Additionally, during Li’s visit to Vietnam this month, he and his Vietnamese counterpart, Prime Minister Nguyen Tan Dung, agreed to formally establish three working groups on maritime cooperation, onshore cooperation, and financial cooperation. The maritime working group is to be set up within the existing joint Governmental Negotiation Team on Vietnam-China Boundary and Territory.

An official spokesperson for China’s Chinese Ministry of Foreign Affairs stated on October 14 that the “decision to establish a maritime cooperation work group… demonstrates the two countries’ ability to solve the disputes in the South China Sea, which is the only problem left affecting the bilateral relationship.”

Chinese press and media commentators have interpreted references to maritime cooperation in the leaders’ statement as a “breakthrough” involving joint development in the waters outside the Gulf of Tonkin. Commentator Hua Yiwen enthused that this would lead to “further development in a wider range of waters.”

The 2011 China-Vietnam Basic Principles were published separately in Chinese and Vietnamese, which has led to ambiguity in their translation into English. For example, Vietnam uses the expression “cooperation for mutual development” rather than “joint development.” Vietnam has not agreed to cut a separate deal with China at the expense of other claimants. Point 3 of the 2011 Basic Principles states clearly, “disputes relating to other countries shall be settled through negotiations with other concerned parties.”

There can be no question that Li’s visit to Vietnam served to keep bilateral relations on an upward trajectory. But claims of a major breakthrough appear premature, regardless of what Chinese media commentators may claim.

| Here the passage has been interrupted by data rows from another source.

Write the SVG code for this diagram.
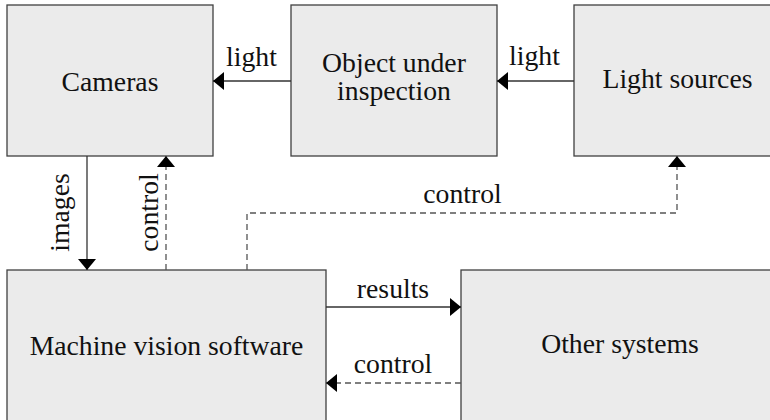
<svg xmlns="http://www.w3.org/2000/svg" width="770" height="420" viewBox="0 0 770 420">
  <style>
    .box { fill: #ebebeb; stroke: #404040; stroke-width: 1.3; }
    text { font-family: "Liberation Serif", "Times New Roman", serif; font-size: 27.7px; fill: #111; }
    .lbl { text-anchor: middle; }
    .solid { fill: none; stroke: #333; stroke-width: 1.3; }
    .dash { fill: none; stroke: #555; stroke-width: 1.3; stroke-dasharray: 6 4; }
  </style>
  <defs>
    <marker id="ah" markerUnits="userSpaceOnUse" markerWidth="12" markerHeight="20" viewBox="0 0 12 20" refX="11" refY="10" orient="auto">
      <path d="M0,1 L11,10 L0,19 Z" fill="#000"/>
    </marker>
  </defs>
  <rect width="770" height="420" fill="#fff"/>

  <g id="cameras">
    <rect class="box" x="7" y="5" width="206" height="151"/>
    <text class="lbl" x="110" y="91">Cameras</text>
  </g>
  <g id="object">
    <rect class="box" x="291" y="5" width="206" height="151"/>
    <text class="lbl" x="394" y="72">Object under</text>
    <text class="lbl" x="394" y="100">inspection</text>
  </g>
  <g id="lights">
    <rect class="box" x="574" y="5" width="207" height="151"/>
    <text class="lbl" x="677.5" y="88">Light sources</text>
  </g>
  <g id="software">
    <rect class="box" x="7" y="270" width="319" height="160"/>
    <text class="lbl" x="166.5" y="355">Machine vision software</text>
  </g>
  <g id="other">
    <rect class="box" x="461" y="270" width="319" height="160"/>
    <text class="lbl" x="620" y="353">Other systems</text>
  </g>

  <g id="connectors">
    <path class="solid" d="M291,81 H213" marker-end="url(#ah)"/>
    <path class="solid" d="M574,81 H497" marker-end="url(#ah)"/>
    <path class="solid" d="M87,156 V270" marker-end="url(#ah)"/>
    <path class="dash" d="M166,270 V156" marker-end="url(#ah)"/>
    <path class="dash" d="M247,270 V213 H677 V156" marker-end="url(#ah)"/>
    <path class="solid" d="M326,307 H461" marker-end="url(#ah)"/>
    <path class="dash" d="M461,383 H326" marker-end="url(#ah)"/>
    <text class="lbl" x="251.5" y="66">light</text>
    <text class="lbl" x="534.5" y="65">light</text>
    <text class="lbl" transform="translate(69,212.5) rotate(-90)">images</text>
    <text class="lbl" transform="translate(158,212.5) rotate(-90)">control</text>
    <text class="lbl" x="462.5" y="203">control</text>
    <text class="lbl" x="393" y="298">results</text>
    <text class="lbl" x="393" y="373">control</text>
  </g>
</svg>
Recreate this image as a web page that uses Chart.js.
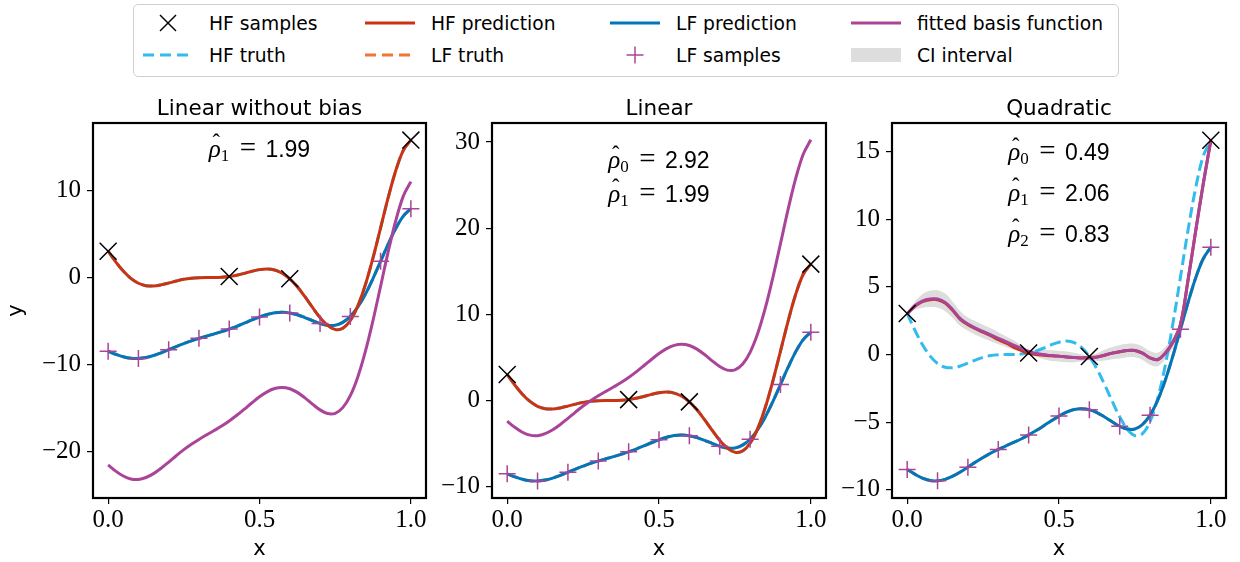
<!DOCTYPE html>
<html>
<head>
<meta charset="utf-8">
<script src="https://cdn.jsdelivr.net/npm/chart.js@4.4.1/dist/chart.umd.min.js"></script>
<style>
    body { margin: 0; width: 1240px; height: 562px; background: #fff; position: relative; overflow: hidden; font-family: "DejaVu Sans", sans-serif; }
    .panel { position: absolute; top: 80px; height: 482px; }
    .legend-box { position: absolute; left: 133px; top: 4px; width: 984px; height: 71px; border: 1.3px solid #d0d0d0; border-radius: 5px; background: #fff; }
    .lg-item { position: absolute; display: flex; align-items: center; height: 24px; font-size: 18.7px; color: #000; white-space: nowrap; }
    .lg-item svg { margin-right: 16px; }
    .ptitle { position: absolute; transform: translate(-50%, -50%); white-space: nowrap; font-size: 21.5px; color: #000; }
    .note { position: absolute; transform: translate(-50%, -50%); white-space: nowrap; color: #000; font-size: 25px; font-family: "Liberation Serif", serif; }
    .rho { position: relative; font-style: italic; }
    .hat { position: absolute; left: 0.16em; top: -0.2em; font-style: normal; font-size: 0.9em; }
    .note sub { font-size: 17px; vertical-align: -0.28em; line-height: 0; }
    .eq { margin: 0 0.32em 0 0.36em; font-size: 29px; }
    .num { font-family: "Liberation Sans", sans-serif; font-size: 23px; }
</style>
</head>
<body>
<div class="legend-box"></div>
<div id="legend"></div>
<div class="panel" style="left:0px;width:440px"><canvas id="c1"></canvas></div>
<div class="panel" style="left:430px;width:410px"><canvas id="c2"></canvas></div>
<div class="panel" style="left:830px;width:410px"><canvas id="c3"></canvas></div>
<div id="titles"></div>
<div id="notes"></div>
<script>
// shared x grid
const xs = [0, 0.025, 0.05, 0.075, 0.1, 0.125, 0.15, 0.175, 0.2, 0.225, 0.25, 0.275, 0.3, 0.325, 0.35, 0.375, 0.4,
    0.425, 0.45, 0.475, 0.5, 0.525, 0.55, 0.575, 0.6, 0.625, 0.65, 0.675, 0.7, 0.725, 0.75, 0.775, 0.8, 0.825, 0.85,
    0.875, 0.9, 0.925, 0.95, 0.975, 1];

const hfTruth = [3.03, 1.81, 0.74, -0.10, -0.66, -0.94, -0.98, -0.85, -0.64, -0.41, -0.21, -0.08, -0.02, 0.00, 0.00,
    0.03, 0.11, 0.27, 0.48, 0.72, 0.91, 0.99, 0.87, 0.50, -0.15, -1.07, -2.21, -3.44, -4.61, -5.52, -5.99, -5.85,
    -4.95, -3.25, -0.80, 2.27, 5.71, 9.19, 12.30, 14.65, 15.83];
const lfTruth = [-8.49, -8.84, -9.13, -9.30, -9.33, -9.22, -8.99, -8.68, -8.32, -7.95, -7.61, -7.29, -7.01, -6.75,
    -6.50, -6.24, -5.94, -5.62, -5.26, -4.89, -4.55, -4.26, -4.06, -4.00, -4.08, -4.29, -4.61, -4.97, -5.30, -5.51,
    -5.50, -5.17, -4.48, -3.38, -1.90, -0.11, 1.86, 3.84, 5.65, 7.07, 7.92];

// predictions (panels 1-2 sit on top of the truth curves)
const hfPred12 = [3.03, 1.81, 0.74, -0.10, -0.66, -0.94, -0.98, -0.85, -0.64, -0.41, -0.21, -0.08, -0.02, 0.00, 0.00,
    0.03, 0.11, 0.27, 0.48, 0.72, 0.91, 0.99, 0.87, 0.50, -0.15, -1.07, -2.21, -3.44, -4.61, -5.52, -5.99, -5.85,
    -4.95, -3.25, -0.80, 2.27, 5.71, 9.19, 12.30, 14.65, 15.83];
const lfPred = [-8.49, -8.84, -9.13, -9.30, -9.33, -9.22, -8.99, -8.68, -8.32, -7.95, -7.61, -7.29, -7.01, -6.75,
    -6.50, -6.24, -5.94, -5.62, -5.26, -4.89, -4.55, -4.26, -4.06, -4.00, -4.08, -4.29, -4.61, -4.97, -5.30, -5.51,
    -5.50, -5.17, -4.48, -3.38, -1.90, -0.11, 1.86, 3.84, 5.65, 7.07, 7.92];

// fitted basis functions
const basis1 = [-21.59, -22.30, -22.87, -23.21, -23.26, -23.04, -22.59, -21.97, -21.26, -20.53, -19.83, -19.21, -18.65,
    -18.13, -17.63, -17.11, -16.52, -15.87, -15.16, -14.43, -13.74, -13.17, -12.79, -12.66, -12.81, -13.23, -13.86,
    -14.59, -15.25, -15.67, -15.64, -14.99, -13.61, -11.42, -8.48, -4.93, -1.01, 2.95, 6.54, 9.38, 11.05];
const basis2 = [-2.39, -3.10, -3.67, -4.01, -4.07, -3.84, -3.39, -2.77, -2.06, -1.33, -0.63, -0.01, 0.55, 1.07, 1.57,
    2.09, 2.68, 3.33, 4.04, 4.77, 5.46, 6.03, 6.41, 6.54, 6.39, 5.97, 5.34, 4.61, 3.95, 3.53, 3.56, 4.21, 5.60, 7.78,
    10.72, 14.27, 18.19, 22.15, 25.74, 28.58, 30.25];
const basis3 = [3.0, 3.6, 3.95, 4.1, 4.1, 3.85, 3.3, 2.65, 2.25, 1.95, 1.7, 1.45, 1.2, 0.95, 0.7, 0.45, 0.22, 0.08, 0.0,
    -0.08, -0.12, -0.18, -0.22, -0.25, -0.25, -0.2, -0.05, 0.1, 0.2, 0.3, 0.3, 0.1, -0.25, -0.37, 0.1, 0.9, 2.2, 5.5,
    9.1, 12.6, 15.8];
const hfPred3 = [3.0, 3.55, 3.9, 4.05, 4.05, 3.8, 3.25, 2.6, 2.2, 1.9, 1.65, 1.4, 1.1, 0.85, 0.55, 0.3, 0.08, 0.0,
    -0.05, -0.1, -0.12, -0.18, -0.22, -0.25, -0.2, -0.18, -0.05, 0.1, 0.2, 0.3, 0.3, 0.1, -0.25, -0.37, 0.1, 0.9, 2.2,
    5.5, 9.1, 12.6, 15.8];
const ciHalf3 = [0, 0.3, 0.5, 0.6, 0.65, 0.65, 0.6, 0.55, 0.5, 0.5, 0.5, 0.48, 0.45, 0.4, 0.35, 0.25, 0.15, 0.25, 0.35,
    0.4, 0.4, 0.4, 0.35, 0.25, 0.15, 0.3, 0.4, 0.45, 0.5, 0.5, 0.5, 0.5, 0.5, 0.5, 0.45, 0.4, 0.4, 0.35, 0.3, 0.2, 0];

// samples
const hfSampleX = [0, 0.4, 0.6, 1];
const hfSampleY = [3.03, 0.11, -0.15, 15.83];
const lfSampleX = [0, 0.1, 0.2, 0.3, 0.4, 0.5, 0.6, 0.7, 0.8, 0.9, 1];
const lfSampleY = [-8.49, -9.33, -8.32, -7.01, -5.94, -4.55, -4.08, -5.30, -4.48, 1.86, 7.92];

// axes
const xTicks = [0, 0.5, 1];
const yTicks1 = [-20, -10, 0, 10];
const yTicks2 = [-10, 0, 10, 20, 30];
const yTicks3 = [-10, -5, 0, 5, 10, 15];
const titles = ['Linear without bias', 'Linear', 'Quadratic'];
const titleCenters = [259.5, 659, 1059];

const C = {
    red: '#CC3311', blue: '#0077BB', purple: '#AA4499',
    cyan: '#33BBEE', orange: '#EE7733', ci: '#DDDDDD'
};

const pts = (xv, yv) => xv.map((x, i) => ({ x, y: yv[i] }));

function lineDs(label, ys, color, order, dash) {
    return {
        label, data: pts(xs, ys), showLine: true, borderColor: color, borderWidth: 3,
        borderDash: dash || [], pointRadius: 0, tension: 0.35, order
    };
}

function sampleDs() {
    return [
        { label: 'HF samples', data: pts(hfSampleX, hfSampleY), pointStyle: 'crossRot', pointRadius: 12,
          borderColor: '#000', borderWidth: 1.5, order: 1 },
        { label: 'LF samples', data: pts(lfSampleX, lfSampleY), pointStyle: 'cross', pointRadius: 8.5,
          borderColor: C.purple, borderWidth: 1.5, order: 2 }
    ];
}

const frame = {
    id: 'frame',
    afterDatasetsDraw(chart) {
        const { ctx, chartArea: a } = chart;
        ctx.save();
        ctx.strokeStyle = '#000';
        ctx.lineWidth = 2.2;
        ctx.strokeRect(a.left, a.top, a.right - a.left, a.bottom - a.top);
        ctx.restore();
    }
};

const serif = { family: 'Liberation Serif', size: 25 };

function makePanel(id, datasets, yMin, yMax, yTicks, yWidth, yTitle) {
    new Chart(document.getElementById(id), {
        type: 'scatter',
        data: { datasets },
        options: {
            responsive: true, maintainAspectRatio: false, animation: false,
            layout: { padding: { left: 0, right: 14, top: 43, bottom: 0 } },
            plugins: { legend: { display: false }, tooltip: { enabled: false } },
            scales: {
                x: {
                    type: 'linear', min: -0.05, max: 1.05,
                    afterBuildTicks: s => { s.ticks = xTicks.map(v => ({ value: v })); },
                    afterFit: s => { s.height = 64; },
                    ticks: { color: '#000', font: serif, padding: 1, maxRotation: 0,
                             callback: v => v.toFixed(1) },
                    grid: { drawOnChartArea: false, color: '#000', lineWidth: 1.2, tickLength: 6 },
                    border: { display: false },
                    title: { display: true, text: 'x', color: '#000',
                             font: { family: 'DejaVu Sans', size: 21 }, padding: { top: 0, bottom: 0 } }
                },
                y: {
                    type: 'linear', min: yMin, max: yMax,
                    afterBuildTicks: s => { s.ticks = yTicks.map(v => ({ value: v })); },
                    afterFit: s => { s.width = yWidth; },
                    ticks: { color: '#000', font: serif, padding: 6,
                             callback: v => String(v).replace('-', '\u2212') },
                    grid: { drawOnChartArea: false, color: '#000', lineWidth: 1.2, tickLength: 6 },
                    border: { display: false },
                    title: { display: !!yTitle, text: yTitle || '', color: '#000',
                             font: { family: 'DejaVu Sans', size: 21 }, padding: { top: 4, bottom: 0 } }
                }
            }
        },
        plugins: [frame]
    });
}

// panel 1: linear without bias
makePanel('c1', [
    lineDs('LF truth', lfTruth, C.orange, 8, [11, 5]),
    lineDs('HF truth', hfTruth, C.cyan, 7, [11, 5]),
    lineDs('LF prediction', lfPred, C.blue, 6),
    lineDs('HF prediction', hfPred12, C.red, 5),
    lineDs('fitted basis function', basis1, C.purple, 4),
    ...sampleDs()
], -25.4, 17.8, yTicks1, 93, 'y');

// panel 2: linear
makePanel('c2', [
    lineDs('LF truth', lfTruth, C.orange, 8, [11, 5]),
    lineDs('HF truth', hfTruth, C.cyan, 7, [11, 5]),
    lineDs('LF prediction', lfPred, C.blue, 6),
    lineDs('HF prediction', hfPred12, C.red, 5),
    lineDs('fitted basis function', basis2, C.purple, 4),
    ...sampleDs()
], -11.3, 32.2, yTicks2, 62);

// panel 3: quadratic, with CI band
const ciUp = basis3.map((v, i) => v + ciHalf3[i]);
const ciLo = basis3.map((v, i) => v - ciHalf3[i]);
makePanel('c3', [
    { label: 'CI upper', data: pts(xs, ciUp), showLine: true, borderWidth: 0, pointRadius: 0, tension: 0.35, order: 9 },
    { label: 'CI interval', data: pts(xs, ciLo), showLine: true, borderWidth: 0, pointRadius: 0, tension: 0.35,
      fill: '-1', backgroundColor: C.ci, order: 9 },
    lineDs('LF truth', lfTruth, C.orange, 8, [11, 5]),
    lineDs('HF truth', hfTruth, C.cyan, 7, [11, 5]),
    lineDs('LF prediction', lfPred, C.blue, 6),
    lineDs('HF prediction', hfPred3, C.red, 5),
    lineDs('fitted basis function', basis3, C.purple, 4),
    ...sampleDs()
], -10.6, 17.1, yTicks3, 62);

// panel titles, centred over each plot area
document.getElementById('titles').innerHTML = titles.map((t, i) =>
    `<div class="ptitle" style="left:${titleCenters[i]}px;top:106.7px">${t}</div>`).join('');

// legend (matplotlib ncol=4, filled column by column)
const legendItems = [
    { label: 'HF samples', kind: 'x', color: '#000' },
    { label: 'HF truth', kind: 'dash', color: C.cyan },
    { label: 'HF prediction', kind: 'line', color: C.red },
    { label: 'LF truth', kind: 'dash', color: C.orange },
    { label: 'LF prediction', kind: 'line', color: C.blue },
    { label: 'LF samples', kind: 'plus', color: C.purple },
    { label: 'fitted basis function', kind: 'line', color: C.purple },
    { label: 'CI interval', kind: 'patch', color: C.ci }
];
const colLeft = [143, 365, 610, 851];
const rowTop = [11, 43];

function handle(kind, color) {
    const s = {
        x: `<line x1="17" y1="2" x2="33" y2="18" stroke="${color}" stroke-width="1.5"/><line x1="33" y1="2" x2="17" y2="18" stroke="${color}" stroke-width="1.5"/>`,
        plus: `<line x1="25" y1="1.5" x2="25" y2="18.5" stroke="${color}" stroke-width="1.5"/><line x1="16.5" y1="10" x2="33.5" y2="10" stroke="${color}" stroke-width="1.5"/>`,
        line: `<line x1="0" y1="10" x2="50" y2="10" stroke="${color}" stroke-width="3"/>`,
        dash: `<line x1="0" y1="10" x2="50" y2="10" stroke="${color}" stroke-width="3" stroke-dasharray="11 6"/>`,
        patch: `<rect x="0" y="3" width="50" height="14" fill="${color}"/>`
    }[kind];
    return `<svg width="50" height="20" viewBox="0 0 50 20">${s}</svg>`;
}

document.getElementById('legend').innerHTML = legendItems.map((it, i) => `
    <div class="lg-item" style="left:${colLeft[Math.floor(i / 2)]}px;top:${rowTop[i % 2]}px">
        ${handle(it.kind, it.color)}<span>${it.label}</span>
    </div>`).join('');

// coefficient annotations
const notes = [
    { cx: 259.5, cy: 146.7, sub: '1', val: '1.99' },
    { cx: 659, cy: 158.3, sub: '0', val: '2.92' },
    { cx: 659, cy: 191.7, sub: '1', val: '1.99' },
    { cx: 1059, cy: 150, sub: '0', val: '0.49' },
    { cx: 1059, cy: 190.8, sub: '1', val: '2.06' },
    { cx: 1059, cy: 231.7, sub: '2', val: '0.83' }
];
document.getElementById('notes').innerHTML = notes.map(n => `
    <div class="note" style="left:${n.cx}px;top:${n.cy}px"><span class="rho">ρ<span class="hat">ˆ</span></span><sub>${n.sub}</sub><span class="eq">=</span><span class="num">${n.val}</span></div>`).join('');
</script>
</body>
</html>
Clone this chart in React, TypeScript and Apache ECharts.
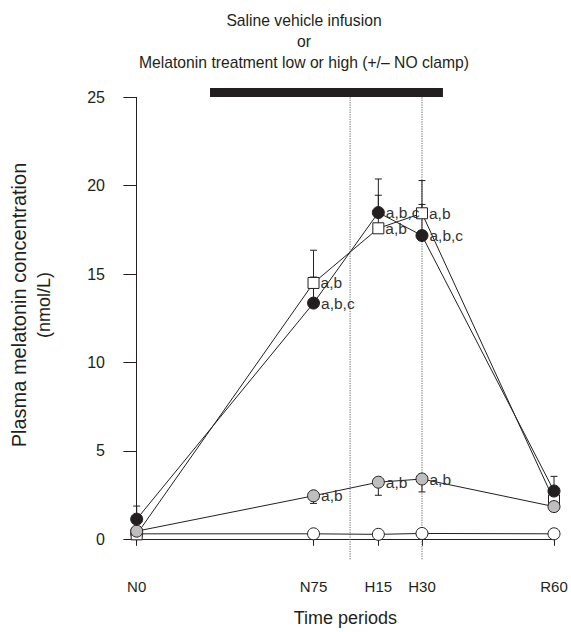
import React, { useEffect, useRef } from "react";
import * as echarts from "echarts";

// Time periods and their positions along the time axis
const categories = ["N0", "N75", "H15", "H30", "R60"];
const timePoints = [0, 75, 102.5, 121, 177];

// Filled black circles
const blackValues = [1.14, 13.36, 18.48, 17.18, 2.73];
const blackErrUp = [0.74, 1.47, 1.9, 1.76, 0.83];
const blackLabels = ["", "a,b,c", "a,b,c", "a,b,c", ""];

// Open squares
const squareValues = [0.28, 14.5, 17.59, 18.44, 2.2];
const squareErrUp = [0, 1.85, 1.87, 1.85, 0];
const squareLabels = ["", "a,b", "a,b", "a,b", ""];

// Grey circles
const greyValues = [0.46, 2.46, 3.23, 3.41, 1.85];
const greyErrDown = [0, 0.43, 0.74, 0.73, 0];
const greyLabels = ["", "a,b", "a,b", "a,b", ""];

// Open circles (saline)
const openValues = [0.31, 0.31, 0.28, 0.33, 0.31];

// Infusion bar and period markers (in axis units)
const infusionStart = 31.1;
const infusionEnd = 129.9;
const infusionLevel = 25.27;
const periodLines = [90.5, 121];
const periodLineTop = 25;
const periodLineBottom = -1.15;

const yMin = 0;
const yMax = 25;
const yInterval = 5;

const titleLines = [
  "Saline vehicle infusion",
  "or",
  "Melatonin treatment low or high (+/\u2013 NO clamp)",
];
const yTitleLines = ["Plasma melatonin concentration", "(nmol/L)"];
const xTitle = "Time periods";

const INK = "#231f20";
const FONT = "'Liberation Sans', Arial, Helvetica, sans-serif";

function errorSeries(values: number[], errs: number[], dir: number) {
  const data: number[][] = [];
  timePoints.forEach((t, i) => {
    if (errs[i] > 0) data.push([t, values[i], values[i] + dir * errs[i]]);
  });
  return {
    type: "custom",
    silent: true,
    clip: false,
    z: 1,
    data,
    encode: { x: 0, y: [1, 2] },
    renderItem: (_params: any, api: any) => {
      const x = api.value(0);
      const p0 = api.coord([x, api.value(1)]);
      const p1 = api.coord([x, api.value(2)]);
      return {
        type: "group",
        children: [
          {
            type: "line",
            shape: { x1: p0[0], y1: p0[1], x2: p1[0], y2: p1[1] },
            style: { stroke: INK, lineWidth: 1 },
          },
          {
            type: "line",
            shape: { x1: p1[0] - 3.5, y1: p1[1], x2: p1[0] + 3.5, y2: p1[1] },
            style: { stroke: INK, lineWidth: 1 },
          },
        ],
      };
    },
  };
}

function dataSeries(
  name: string,
  values: number[],
  labels: string[] | null,
  symbol: string,
  fill: string,
  size: number,
  z: number
) {
  return {
    name,
    type: "line",
    z,
    clip: false,
    symbol,
    symbolSize: size,
    showAllSymbol: true,
    lineStyle: { color: INK, width: 1 },
    itemStyle: { color: fill, borderColor: INK, borderWidth: 1, opacity: 1 },
    data: timePoints.map((t, i) => ({
      value: [t, values[i]],
      label: {
        show: !!(labels && labels[i]),
        formatter: labels ? labels[i] : "",
      },
    })),
    label: {
      position: "right",
      distance: 1,
      fontSize: 15.5,
      color: "#333",
      fontFamily: FONT,
    },
  };
}

export default function App() {
  const ref = useRef<HTMLDivElement>(null);

  useEffect(() => {
    if (!ref.current) return;
    const prevMargin = document.body.style.margin;
    document.body.style.margin = "0";
    const chart = echarts.init(ref.current, undefined, { renderer: "svg" });

    const option: any = {
      animation: false,
      backgroundColor: "#ffffff",
      grid: { left: 136.7, right: 17, top: 97.3, bottom: 83.7 },
      xAxis: {
        type: "value",
        min: timePoints[0],
        max: timePoints[timePoints.length - 1],
        offset: 20.7,
        splitLine: { show: false },
        axisLine: { show: true, lineStyle: { color: INK, width: 1 } },
        axisTick: {
          show: true,
          customValues: timePoints,
          length: 6.5,
          lineStyle: { color: INK, width: 1 },
        },
        axisLabel: {
          customValues: timePoints,
          formatter: (v: number) => {
            const idx = timePoints.indexOf(v);
            return idx >= 0 ? categories[idx] : "";
          },
          fontSize: 15,
          color: INK,
          fontFamily: FONT,
          margin: 19,
        },
        name: xTitle,
        nameLocation: "middle",
        nameGap: 49,
        nameTextStyle: { fontSize: 18, color: INK, fontFamily: FONT },
      },
      yAxis: {
        type: "value",
        min: yMin,
        max: yMax,
        interval: yInterval,
        offset: 11.7,
        splitLine: { show: false },
        axisLine: { show: true, lineStyle: { color: INK, width: 1 } },
        axisTick: { show: true, length: 13.3, lineStyle: { color: INK, width: 1 } },
        axisLabel: { fontSize: 16, color: INK, fontFamily: FONT, margin: 20 },
      },
      graphic: [
        ...titleLines.map((t, i) => ({
          type: "text",
          x: 304,
          y: 20 + i * 21,
          style: {
            text: t,
            fontSize: 15.7,
            fill: INK,
            fontFamily: FONT,
            align: "center",
            verticalAlign: "middle",
          },
        })),
        ...yTitleLines.map((t, i) => ({
          type: "text",
          x: 19 + i * 25,
          y: 305,
          rotation: Math.PI / 2,
          style: {
            text: t,
            fontSize: i === 0 ? 20 : 18,
            fill: INK,
            fontFamily: FONT,
            align: "center",
            verticalAlign: "middle",
          },
        })),
      ],
      series: [
        {
          type: "line",
          silent: true,
          clip: false,
          symbol: "none",
          z: 0,
          lineStyle: { color: INK, width: 9, cap: "butt" },
          data: [
            [infusionStart, infusionLevel],
            [infusionEnd, infusionLevel],
          ],
        },
        ...periodLines.map((x) => ({
          type: "line",
          silent: true,
          clip: false,
          symbol: "none",
          z: 0,
          lineStyle: { color: "#666", width: 1, type: [1.2, 1.2] },
          data: [
            [x, periodLineTop],
            [x, periodLineBottom],
          ],
        })),
        errorSeries(blackValues, blackErrUp, 1),
        errorSeries(squareValues, squareErrUp, 1),
        errorSeries(greyValues, greyErrDown, -1),
        dataSeries("Saline", openValues, null, "circle", "#ffffff", 12, 2),
        dataSeries("Melatonin (square)", squareValues, squareLabels, "rect", "#ffffff", 11, 3),
        dataSeries("Melatonin low", greyValues, greyLabels, "circle", "#bebebe", 12, 4),
        dataSeries("Melatonin high", blackValues, blackLabels, "circle", INK, 12, 5),
      ],
    };

    chart.setOption(option);
    return () => {
      chart.dispose();
      document.body.style.margin = prevMargin;
    };
  }, []);

  return <div ref={ref} style={{ width: 571, height: 632 }} />;
}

Li and Dung agreed to “kick-start a joint survey in the waters off the mouth of the Tonkin Gulf” as well as to undertake joint cooperation in maritime environmental protection in the Gulf of Tonkin and conduct a survey of Holocenne-era sediments in the Red River and Yangtze Deltas.

Duong Danh Dy, former Vietnamese Consul General in Guangzhou, China offered his assessment, "It’s just diplomatic rhetoric. Vietnamese and Chinese interests over the South China Sea are like fire and water.”